All that said, there is a good deal of risk, and given how rarely the Sox give out big deals like this, I can understand a bit of eyebrow-raising. Gordon Edes does some of it in his column for ESPN Boston, then closes with this odd comparison:
ESPN researcher Mark Simon notes that since 1990, there have been 16 pitchers to sign deals for five years or more. Only two pitchers on that list — Greg Maddux and Mike Mussina – averaged 30 or more starts per season over the life of their contracts. Kevin Millwood and Gil Meche are likely to add to that number, and eventually so could CC Sabathia, Matsuzaka and Burnett, but none are a guarantee.
Almost half of those pitchers have been busts — Barry Zito, Mike Hampton, Chan Ho Park, Darren Dreifort, Denny Neagle, Kei Igawa, Wilson Alvarez and Alex Fernandez.
So of 15 previous pitchers to sign five-year deals, there is a potential for seven who could average 30 starts per season over the life of the deal (really six because it seems unlikely Matsuzaka will reach that average thanks to his atrocious Year 3. Two-year deals only for pitchers!). Eight have been certifiable busts (which is exactly half of the 16, not "almost half," but I digress).
But look at those lists of busts. Barry Zito, whose contract stunk the moment he put pen to paper? Chan Ho Park? Kei Igawa? Darren Dreifort, for goodness' sake?
Just for the record, Dreifort signed a five year, $55 million deal in 2001 after posting his first-ever season with at least 180 innings and an ERA+ over 101. He had a history of arm troubles and didn't even make it through Year 1 of his deal. Is this really the best comparison for John Lackey?

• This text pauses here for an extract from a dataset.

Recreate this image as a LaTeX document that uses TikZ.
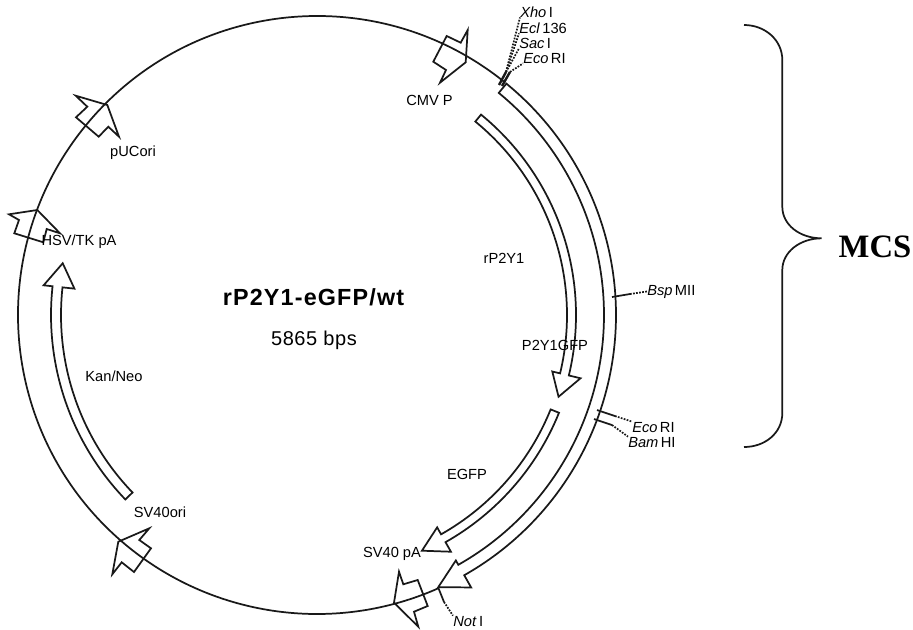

Is Zito, who has actually started 32 or 33 games in each of his three seasons for San Francisco?
Is Igawa, who has never shown that he actually can pitch in the Major Leagues?
Is Hampton, who actually averaged 30 starts over the first four years of his deal and whose biggest problem was pitching the first two years in Coors Field?
Is Park, who posted one season above 115 ERA+ when he signed his deal (versus Lackey's five consecutive years at 118 or better), and missed significant time to injuries at age 30?
Is Neagle, a Mitchell Report player who showed significant decline heading into his contract?
Is Alvarez, a poorly conditioned player with control problems whose contract was based mostly on the career year he had heading into it?
Fernandez may actually be the closest comp, in that he had a string of highly successful seasons before signing with Florida for five years/$35 million, pitched well in 1997 for Florida, then incurred a shoulder injury in the postseason, missed all of 1998, came back to pitch well in 1999, then retired after making just eight starts in Year 4 of the deal. This could happen to Lackey, but it's worth noting that by this point in Lackey's career, Fernandez was already retired. And Lackey has no 243 IP mark at age 23 like Fernandez did.
It doesn't take long to figure out that when your list includes Kei Igawa and Darren Dreifort, you need to start over. I don't know the future of John Lackey. I think it's likely that Year 5 of his deal could look pretty bad. But I also know he's a very good pitcher being paid a fair price. This is what free agency is about: Paying the market rate and assuming some risk. It just feels weird because the Sox seemingly never do it.